### Supplied data:
◇ ◇ ◇ ◇ ◇

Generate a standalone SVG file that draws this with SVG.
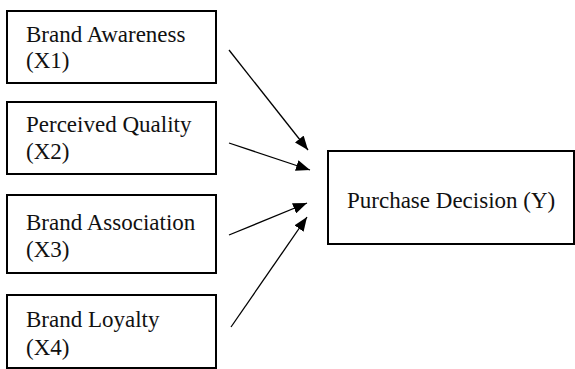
<svg xmlns="http://www.w3.org/2000/svg" width="575" height="369" viewBox="0 0 575 369">
<style>
.box{fill:#fff;stroke:#000;stroke-width:2}
.t{font-family:"Liberation Serif","Times New Roman","DejaVu Serif",serif;font-size:23px;fill:#111}
.c{stroke:#000;stroke-width:1.3;fill:none}
</style>
<defs>
<marker id="ah" viewBox="0 0 14 11" refX="14" refY="5.5" markerWidth="14" markerHeight="11" markerUnits="userSpaceOnUse" orient="auto">
<path d="M0,0 L14,5.5 L0,11 Z" fill="#000"/>
</marker>
</defs>
<rect width="575" height="369" fill="#fff"/>
<g id="x1"><rect class="box" x="7" y="11" width="209" height="72"/><text class="t" x="26" y="42">Brand Awareness</text><text class="t" x="26" y="68">(X1)</text></g>
<g id="x2"><rect class="box" x="7" y="102" width="209" height="72"/><text class="t" x="26" y="132">Perceived Quality</text><text class="t" x="26" y="159">(X2)</text></g>
<g id="x3"><rect class="box" x="7" y="195" width="209" height="78"/><text class="t" x="26" y="230">Brand Association</text><text class="t" x="26" y="257">(X3)</text></g>
<g id="x4"><rect class="box" x="7" y="295" width="209" height="73"/><text class="t" x="26" y="327">Brand Loyalty</text><text class="t" x="26" y="355">(X4)</text></g>
<g id="y"><rect class="box" x="328" y="151" width="246" height="93"/><text class="t" x="347" y="208">Purchase Decision (Y)</text></g>
<g id="connectors">
<line class="c" x1="229" y1="50" x2="308" y2="150" marker-end="url(#ah)"/>
<line class="c" x1="229" y1="143" x2="310" y2="170" marker-end="url(#ah)"/>
<line class="c" x1="229" y1="235" x2="307" y2="203" marker-end="url(#ah)"/>
<line class="c" x1="231" y1="327" x2="307" y2="217" marker-end="url(#ah)"/>
</g>
</svg>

◇ ◇ ◇ ◇ ◇

### Exercise prompt:
Images should not appear in the copy; retype the listing above exactly.

### Response for this exercise:
Generate a standalone SVG file that draws this with SVG.
<svg xmlns="http://www.w3.org/2000/svg" width="575" height="369" viewBox="0 0 575 369">
<style>
.box{fill:#fff;stroke:#000;stroke-width:2}
.t{font-family:"Liberation Serif","Times New Roman","DejaVu Serif",serif;font-size:23px;fill:#111}
.c{stroke:#000;stroke-width:1.3;fill:none}
</style>
<defs>
<marker id="ah" viewBox="0 0 14 11" refX="14" refY="5.5" markerWidth="14" markerHeight="11" markerUnits="userSpaceOnUse" orient="auto">
<path d="M0,0 L14,5.5 L0,11 Z" fill="#000"/>
</marker>
</defs>
<rect width="575" height="369" fill="#fff"/>
<g id="x1"><rect class="box" x="7" y="11" width="209" height="72"/><text class="t" x="26" y="42">Brand Awareness</text><text class="t" x="26" y="68">(X1)</text></g>
<g id="x2"><rect class="box" x="7" y="102" width="209" height="72"/><text class="t" x="26" y="132">Perceived Quality</text><text class="t" x="26" y="159">(X2)</text></g>
<g id="x3"><rect class="box" x="7" y="195" width="209" height="78"/><text class="t" x="26" y="230">Brand Association</text><text class="t" x="26" y="257">(X3)</text></g>
<g id="x4"><rect class="box" x="7" y="295" width="209" height="73"/><text class="t" x="26" y="327">Brand Loyalty</text><text class="t" x="26" y="355">(X4)</text></g>
<g id="y"><rect class="box" x="328" y="151" width="246" height="93"/><text class="t" x="347" y="208">Purchase Decision (Y)</text></g>
<g id="connectors">
<line class="c" x1="229" y1="50" x2="308" y2="150" marker-end="url(#ah)"/>
<line class="c" x1="229" y1="143" x2="310" y2="170" marker-end="url(#ah)"/>
<line class="c" x1="229" y1="235" x2="307" y2="203" marker-end="url(#ah)"/>
<line class="c" x1="231" y1="327" x2="307" y2="217" marker-end="url(#ah)"/>
</g>
</svg>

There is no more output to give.